Intro for May 9, 2024
Dear Gossips,
Everything old is new again, as yesterday Disney and Warner Bros. Discovery announced they’re partnering for a new streaming bundle that will combine Disney+, Hulu, and Max. This is in addition to a sports bundle coming from Disney/ESPN, Warner Bros. Discovery, and Fox Corp (the part Disney doesn’t own) which will fill in the gaps for cord cutters who are left without easy access to live sports. It’s been said before, but this is it happening in real time—streaming is just turning into cable. Forget the streaming revolution, it’s the streaming reinventing the wheel.
The problem is, of course, that streaming doesn’t work economically. Some people—it’s me, hi, I’m some people—questioned the economics of streaming for years, doubting anyone was actually making money on their platforms, and then last year’s labor strikes exposed the failure of the streaming economic model for both consumers and the creatives who make the movies and shows that populate these platforms. Streaming only really works for the executives and their huge pay packages, and the top-tier A-list stars who can command tens of millions, if not hundreds of millions, in salary to headline streaming projects.
But for consumers, it doesn’t work, not economically. Far from making entertainment cheaper, the plethora of platforms and ever-rising subscription costs means that subscribing to many services costs you more than your old cable package. Thus, bundling, which is meant to make having multiple subscriptions more attractive. We’ll see how that works out once these bundles start launching later this year.
Then there are the ads creeping ever further into our once ad-free streaming landscape.

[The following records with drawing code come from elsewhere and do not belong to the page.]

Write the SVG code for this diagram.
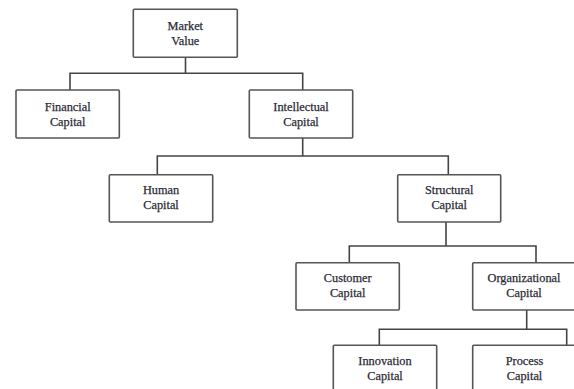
<svg xmlns="http://www.w3.org/2000/svg" width="574" height="389" viewBox="0 0 574 389">
<style>
.box{fill:#fff;stroke:#555;stroke-width:1.6}
.lbl{font-family:"Liberation Serif","Times New Roman",serif;font-size:12.3px;fill:#2b2b36;text-anchor:middle;stroke:#2b2b36;stroke-width:0.25}
.con{fill:none;stroke:#444;stroke-width:1.6}
</style>
<rect width="574" height="389" fill="#fff"/>
<g id="connectors">
<path class="con" d="M185.5 57V73.3M70 90V73.3H302.7V90"/>
<path class="con" d="M302.7 138V156M157.3 174.7V156H448.3V174.7"/>
<path class="con" d="M446 222V246M349.3 262.7V246H536V262.7"/>
<path class="con" d="M526.7 310V329.3M379.3 345.3V329.3H566.7V345.3"/>
</g>
<g id="market-value"><rect class="box" x="133.3" y="9.3" width="104" height="48" rx="1"/><text class="lbl" x="185.3" y="29.5">Market</text><text class="lbl" x="185.3" y="45">Value</text></g>
<g id="financial-capital"><rect class="box" x="16" y="90" width="103.3" height="48" rx="1"/><text class="lbl" x="67.7" y="110.5">Financial</text><text class="lbl" x="67.7" y="125.8">Capital</text></g>
<g id="intellectual-capital"><rect class="box" x="249.3" y="90" width="103.4" height="48" rx="1"/><text class="lbl" x="301" y="110.5">Intellectual</text><text class="lbl" x="301" y="125.8">Capital</text></g>
<g id="human-capital"><rect class="box" x="109.3" y="174.7" width="103.4" height="47.3" rx="1"/><text class="lbl" x="161" y="193.5">Human</text><text class="lbl" x="161" y="209">Capital</text></g>
<g id="structural-capital"><rect class="box" x="397.7" y="174.7" width="103" height="47.3" rx="1"/><text class="lbl" x="449.2" y="193.5">Structural</text><text class="lbl" x="449.2" y="209">Capital</text></g>
<g id="customer-capital"><rect class="box" x="296" y="262.7" width="103.3" height="47.3" rx="1"/><text class="lbl" x="347.7" y="281.5">Customer</text><text class="lbl" x="347.7" y="297">Capital</text></g>
<g id="organizational-capital"><rect class="box" x="472.7" y="262.7" width="103.3" height="47.3" rx="1"/><text class="lbl" x="524" y="281.5">Organizational</text><text class="lbl" x="524" y="297">Capital</text></g>
<g id="innovation-capital"><rect class="box" x="333.3" y="345.3" width="103.4" height="47.3" rx="1"/><text class="lbl" x="385" y="364.5">Innovation</text><text class="lbl" x="385" y="380">Capital</text></g>
<g id="process-capital"><rect class="box" x="472.7" y="345.3" width="103.3" height="47.3" rx="1"/><text class="lbl" x="524.5" y="364.5">Process</text><text class="lbl" x="524.5" y="380">Capital</text></g>
</svg>
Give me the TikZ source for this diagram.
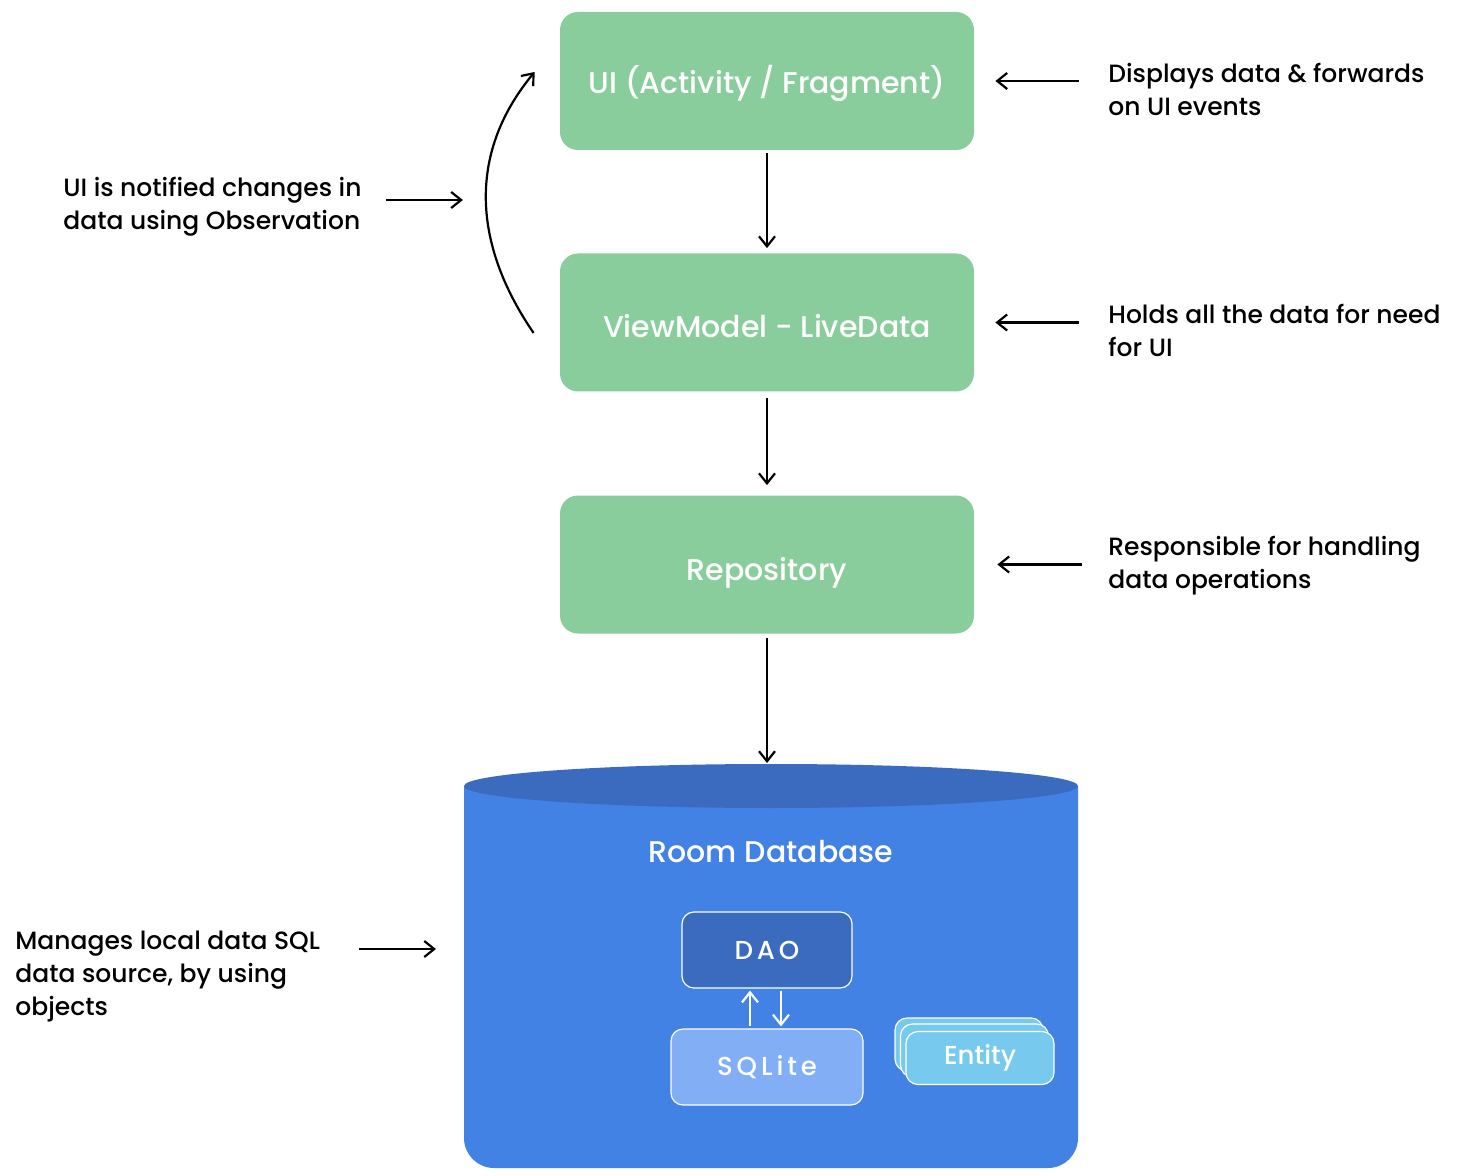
\documentclass[tikz,border=0pt]{standalone}
\usepackage{fontspec}
\setmainfont{Poppins}[UprightFont={* Medium}, BoldFont={* SemiBold}]
\usetikzlibrary{arrows.meta}

\definecolor{layergreen}{HTML}{89CD9D}
\definecolor{roomblue}{HTML}{4282E4}
\definecolor{roomtop}{HTML}{3A6BBE}
\definecolor{sqliteblue}{HTML}{82AEF6}
\definecolor{entityblue}{HTML}{77CAEE}

\tikzset{
  layer/.style={fill=layergreen, rounded corners=9pt, minimum width=207pt,
    minimum height=69pt, text=white, text height=15pt, text depth=2pt,
    font=\fontsize{15}{18}\selectfont},
  note/.style={anchor=west, align=left, inner sep=0pt,
    font=\fontsize{12.5}{16.5}\selectfont},
  arr/.style={-{Straight Barb[length=5pt,width=8pt]}, line width=1.1pt},
  inbox/.style={draw=white, line width=0.6pt, rounded corners=6pt,
    text=white, font=\fontsize{13}{15}\selectfont},
  entitybox/.style={inbox, fill=entityblue, minimum width=74pt, minimum height=26.5pt},
}

\begin{document}
\begin{tikzpicture}[x=0.5pt, y=-0.5pt]
        \useasboundingbox[fill=white] (0,0) rectangle (1482,1176);

        % layers
        \node[layer] (ui) at (767,81) {UI (Activity / Fragment)};
        \node[layer, text height=17pt] (vm) at (767,322.5) {ViewModel - LiveData};
        \node[layer, text height=17.5pt] (repo) at (767,564.5) {Repository};

        % room database cylinder
        \fill[roomblue] (464,786) [rounded corners=15pt] -- (464,1168) -- (1078,1168)
            [sharp corners] -- (1078,786) -- cycle;
        \fill[roomtop] (771,786) ellipse [x radius=307, y radius=22];
        \coordinate (dbtop) at (767,763);
        \coordinate (dbleft) at (464,949);
        \node[text=white, font=\fontsize{15}{18}\selectfont] (room) at (771,852) {Room Database};

        \node[inbox, fill=roomtop, minimum width=85pt, minimum height=38pt] (dao) at (767,950)
            {\addfontfeature{LetterSpace=15}DAO};
        \node[inbox, fill=sqliteblue, minimum width=96pt, minimum height=38pt] (sqlite) at (767,1067)
            {\addfontfeature{LetterSpace=15}SQLite};
        \node[entitybox] (entity3) at (969,1044.5) {};
        \node[entitybox] (entity2) at (974.5,1050.5) {};
        \node[entitybox] (entity) at (980,1058) {Entity};

        \draw[arr, white] ([xshift=-8.5pt,yshift=1pt]sqlite.north) -- ([xshift=-8.5pt,yshift=-1pt]dao.south);
        \draw[arr, white] ([xshift=7pt,yshift=-1pt]dao.south) -- ([xshift=7pt,yshift=1pt]sqlite.north);

        % flow
        \draw[arr] ([yshift=-1.5pt]ui.south) -- ([yshift=2.5pt]vm.north);
        \draw[arr] ([yshift=-3pt]vm.south) -- ([yshift=5pt]repo.north);
        \draw[arr] ([yshift=-2pt]repo.south) -- (dbtop);

        % notes
        \node[note] (nui) at (1108,89.5) {Displays data \& forwards\\on UI events};
        \node[note] (nvm) at (1108,330.5) {Holds all the data for need\\for UI};
        \node[note] (nrepo) at (1108,565.5) {Responsible for handling\\data operations};
        \node[note] (nobs) at (63,206.5) {UI is notified changes in\\data using Observation};
        \node[note] (nroom) at (15,977) {Manages local data SQL\\data source, by using\\objects};

        \draw[arr] ([xshift=-14.5pt]nui.west |- ui.east) -- ([xshift=10.5pt]ui.east);
        \draw[arr] ([xshift=-14.5pt]nvm.west |- vm.east) -- ([xshift=10.5pt]vm.east);
        \draw[arr] ([xshift=-13pt]nrepo.west |- repo.east) -- ([xshift=11.5pt]repo.east);
        \draw[arr] ([xshift=12pt,yshift=3.25pt]nobs.east) -- ([xshift=50.5pt,yshift=3.25pt]nobs.east);
        \draw[arr] ([xshift=-52.5pt]dbleft) -- ([xshift=-14pt]dbleft);

        % observation
        \draw[arr] ([xshift=-13pt,yshift=-5.25pt]vm.west) .. controls (470,240) and (470,150)
            .. ([xshift=-12.5pt,yshift=4.5pt]ui.west);
    \end{tikzpicture}
\end{document}
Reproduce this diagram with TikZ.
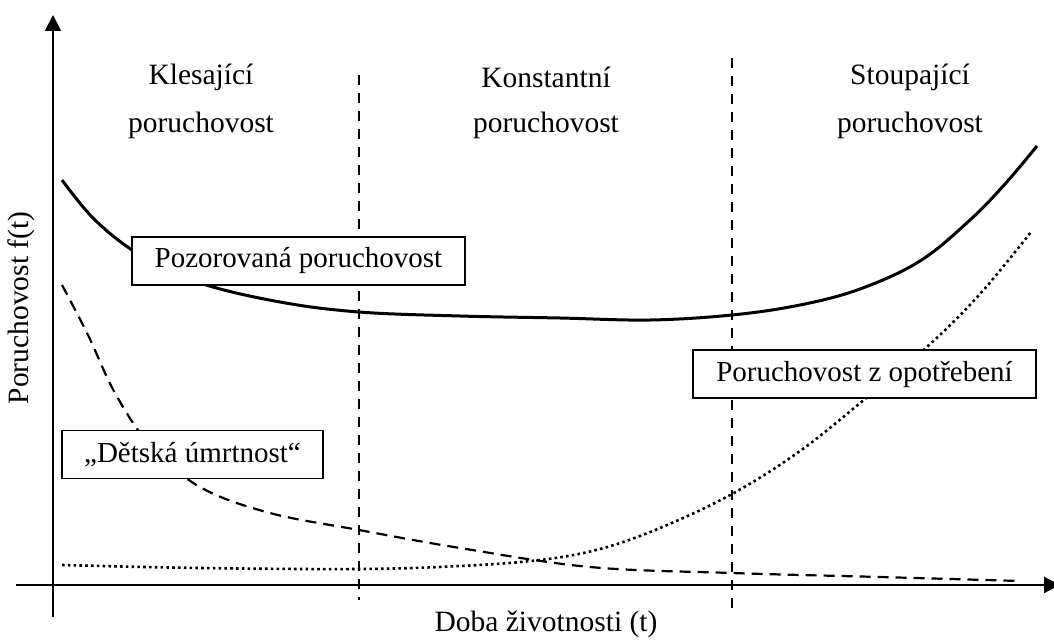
\documentclass[tikz,border=0pt]{standalone}
\usepackage{fontspec}
\setmainfont{Liberation Serif}
\usetikzlibrary{arrows.meta}
\begin{document}
\begin{tikzpicture}[x=1pt,y=-1pt,
  lbl/.style={font=\fontsize{29.5}{35}\selectfont, inner sep=0pt},
  tagbox/.style={draw, fill=white, line width=1.5pt, minimum height=48pt, inner sep=0pt, font=\fontsize{29}{35}\selectfont},
  axis/.style={line width=2pt},
  divider/.style={line width=1.5pt, dash pattern=on 10pt off 8pt},
  observed/.style={line width=3pt},
  infant/.style={line width=2.2pt, dash pattern=on 11pt off 7pt},
  wear/.style={line width=2.6pt, dash pattern=on 2.6pt off 3.2pt}]
\useasboundingbox (0,0) rectangle (1054,642);

% axes
\coordinate (ytop) at (53,15);
\coordinate (ybot) at (53,617);
\coordinate (xleft) at (16,585);
\coordinate (xright) at (1060,585);
\draw[axis,-{Triangle[width=16pt,length=16pt]}] (ybot) -- (ytop);
\draw[axis,-{Triangle[width=16pt,length=16pt]}] (xleft) -- (xright);

% period dividers
\coordinate (d1t) at (359,75);
\coordinate (d1b) at (359,600);
\coordinate (d2t) at (732,58);
\coordinate (d2b) at (732,612);
\draw[divider] (d1t) -- (d1b);
\draw[divider] (d2t) -- (d2b);

% period headings
\node[lbl] (h1a) at (201,77) {Klesající};
\node[lbl] (h1b) at (201,125) {poruchovost};
\node[lbl] (h2a) at (546,77) {Konstantní};
\node[lbl] (h2b) at (546,125) {poruchovost};
\node[lbl] (h3a) at (910,77) {Stoupající};
\node[lbl] (h3b) at (910,125) {poruchovost};

% axis titles
\node[lbl, rotate=90] (ylab) at (21,308) {Poruchovost f(t)};
\node[lbl] (xlab) at (546,624) {Doba životnosti (t)};

% observed failure rate (bathtub)
\draw[observed] plot[smooth, tension=0.6] coordinates {
  (62,180) (95,220) (140,255) (200,283) (280,302) (359,312)
  (460,316) (560,318) (650,320) (732,315) (800,305) (860,289)
  (920,261) (970,220) (1005,184) (1037,146)};

% infant mortality
\draw[infant] plot[smooth, tension=0.6] coordinates {
  (62,285) (88,335) (115,393) (150,445) (200,487) (270,513)
  (359,530) (460,548) (590,567) (732,573) (880,577) (1020,581)};

% wear-out failures
\draw[wear] plot[smooth, tension=0.6] coordinates {
  (62,565) (200,568) (359,569) (460,566) (540,560) (600,549)
  (660,528) (732,494) (800,451) (865,399) (928,346) (980,294) (1031,232)};

% curve labels
\node[tagbox, minimum width=333pt] (obs) at (298.5,261) {Pozorovaná poruchovost};
\node[tagbox, minimum width=261pt] (inf) at (192.5,454.5) {„Dětská úmrtnost“};
\node[tagbox, minimum width=343pt] (wr) at (864.5,374) {Poruchovost z opotřebení};
\end{tikzpicture}
\end{document}
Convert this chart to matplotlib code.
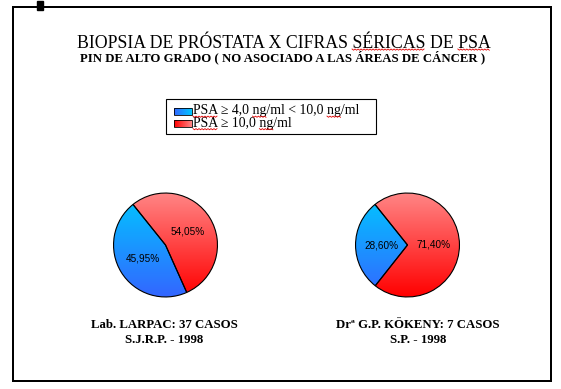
import numpy as np
import matplotlib
matplotlib.use("Agg")
import matplotlib.pyplot as plt
from matplotlib.colors import LinearSegmentedColormap
from matplotlib.patches import Rectangle

# ---- data ----
title = "BIOPSIA DE PRÓSTATA X CIFRAS SÉRICAS DE PSA"
subtitle = "PIN DE ALTO GRADO ( NO ASOCIADO A LAS ÁREAS DE CÁNCER )"
categories = ["PSA ≥ 4,0 ng/ml < 10,0 ng/ml", "PSA ≥ 10,0 ng/ml"]
lab_values = [45.95, 54.05]
kokeny_values = [28.60, 71.40]
caption_lab = ["Lab. LARPAC: 37 CASOS", "S.J.R.P. - 1998"]
caption_kokeny = ["Drª G.P. KÖKENY: 7 CASOS", "S.P. - 1998"]

W, H = 561, 389
SERIF = "Liberation Serif"
SANS = "Liberation Sans"

blue_cmap = LinearSegmentedColormap.from_list("b", ["#3366FF", "#00C8FF"])
red_cmap = LinearSegmentedColormap.from_list("r", ["#FF0000", "#FF8585"])
cmaps = [blue_cmap, red_cmap]

fig = plt.figure(figsize=(W / 100, H / 100), dpi=100)
fig.patch.set_facecolor("white")
ov = fig.add_axes([0, 0, 1, 1])
ov.set_xlim(0, W)
ov.set_ylim(H, 0)
ov.axis("off")

# frame and handle
ov.add_patch(Rectangle((13, 7), 538, 374, fill=False, lw=1.44, ec="black"))
ov.add_patch(Rectangle((37, 1), 6, 9, color="black", zorder=5))

t_title = ov.text(283.5, 47.5, title, ha="center", va="baseline", family=SERIF, fontsize=12.8)
t_sub = ov.text(283, 61, subtitle, ha="center", va="baseline", family=SERIF,
                fontsize=9.2, fontweight="bold")

# legend box
ov.add_patch(Rectangle((166, 99), 210, 35, fill=False, lw=0.8, ec="black"))
leg_texts = []
for i, (cat, cm) in enumerate(zip(categories, cmaps)):
    y0 = 107.5 + 12.5 * i
    grad = np.linspace(0, 1, 50).reshape(1, -1)
    ov.imshow(grad, extent=[174, 192, y0 + 7, y0], cmap=cm, aspect="auto", zorder=3)
    ov.add_patch(Rectangle((174, y0), 18, 7, fill=False, lw=0.6, ec="black", zorder=4))
    leg_texts.append(ov.text(193, y0 + 6.8, cat, ha="left", va="baseline",
                             family=SERIF, fontsize=9.9))
ov.set_xlim(0, W)
ov.set_ylim(H, 0)

# captions
for cx, cap in [(164, caption_lab), (418, caption_kokeny)]:
    ov.text(cx, 328, cap[0], ha="center", va="baseline", family=SERIF,
            fontsize=9.2, fontweight="bold")
    ov.text(cx, 343, cap[1], ha="center", va="baseline", family=SERIF,
            fontsize=9.2, fontweight="bold")

# pies
R = 53
for (cx, cy), vals in [((165.5, 245), lab_values), ((407.5, 245), kokeny_values)]:
    ax = fig.add_axes([(cx - R) / W, (H - cy - R) / H, 2 * R / W, 2 * R / H])
    ax.axis("off")
    wedges, texts, autotexts = ax.pie(
        vals, startangle=128.7, counterclock=True, radius=1,
        autopct=lambda p: f"{p:.2f}%".replace(".", ","), pctdistance=0.5,
        wedgeprops=dict(lw=0.8, edgecolor="black"),
        textprops=dict(family=SANS, fontsize=7.2, color="#000000"))
    grad = np.linspace(0, 1, 200).reshape(-1, 1)
    for w, cm in zip(wedges, cmaps):
        w.set_facecolor("none")
        w.set_zorder(3)
        im = ax.imshow(grad, extent=[-1, 1, -1, 1], origin="lower", cmap=cm,
                       aspect="auto", zorder=2)
        im.set_clip_path(w)
    for t in autotexts:
        t.set_zorder(5)
    ax.set_xlim(-1.02, 1.02)
    ax.set_ylim(-1.02, 1.02)

# red spell-check squiggles
fig.canvas.draw()
renderer = fig.canvas.get_renderer()


def word_span(tobj, prefix, word):
    props = dict(family=tobj.get_fontfamily(), fontsize=tobj.get_fontsize(),
                 fontweight=tobj.get_fontweight())

    def width(s):
        tmp = ov.text(0, 0, s, **props)
        w = tmp.get_window_extent(renderer).width
        tmp.remove()
        return w
    bb = tobj.get_window_extent(renderer)
    start = bb.x0 + width(prefix + word) - width(word)
    return start, start + width(word)


def squiggle(x0, x1, y):
    xs = np.arange(x0, x1 + 0.01, 1.5)
    ys = y + np.where(np.arange(len(xs)) % 2 == 0, 0.0, 1.2)
    ov.plot(xs, ys, color="#E00000", lw=0.6, zorder=6)


for prefix, word in [("BIOPSIA DE PRÓSTATA X CIFRAS ", "SÉRICAS"),
                     ("BIOPSIA DE PRÓSTATA X CIFRAS SÉRICAS DE ", "PSA")]:
    a, b = word_span(t_title, prefix, word)
    squiggle(a, b, 49)

for i, t in enumerate(leg_texts):
    txt = categories[i]
    pos = 0
    for word in ["PSA", "ng", "ng"]:
        k = txt.find(word, pos)
        if k < 0:
            continue
        a, b = word_span(t, txt[:k], word)
        squiggle(a, b, 107.5 + 12.5 * i + 8.6)
        pos = k + len(word)

ov.set_xlim(0, W)
ov.set_ylim(H, 0)
fig.savefig("out.png", dpi=100)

Prime Video is already charging an extra $3 per month to keep your subscription ad-free, and now they’re introducing in-video ad “carousels” meant to increase shopping while people watch Fallout. I have gotten SUPER stubborn about shopping on Amazon since they put ads in Prime, and this is not going to change my mind. If anything, I’ll just watch Prime even less, and reduce my shopping online, too, which I’m sure the folks at Amazon love to hear.
The bad news, though, is that this is all unavoidable. Streaming as a technology isn’t going anywhere. As imperfect and constantly worsening as the experience is, audiences love on demand accessibility and at this point, no one is giving it up. Further, even as ad tiers expand across streaming, people are not returning to linear TV—it continues to wither as streaming, even with ads and rising prices, continues to grow. There is no putting this genie back in the bottle, not that anyone actually wants to.
Which means, yes, there will be more ads, and prices will keep getting higher. I have said for years I do not see how Netflix avoids a future in which their monthly subscription is $50-60. It costs a lot of money to put out as much stuff as they do, and at the quality that they (mostly) do. Yes, they can reduce their production costs by making less stuff, but streaming is a volume game. Having a lot of entertainment options on tap is what makes the price seem worth it, so there’s only so much they can cut their productions.
Cable channels were never trying to be everything to everyone. They were always a niche conceit, each channel appealing to a different, specific audience. Streamers are the opposite, trying to be your one-stop shop for all things entertainment. So, yes, we’ll keep paying more for an experience that eventually will be worse than cable, a concept we’ve just reinvented.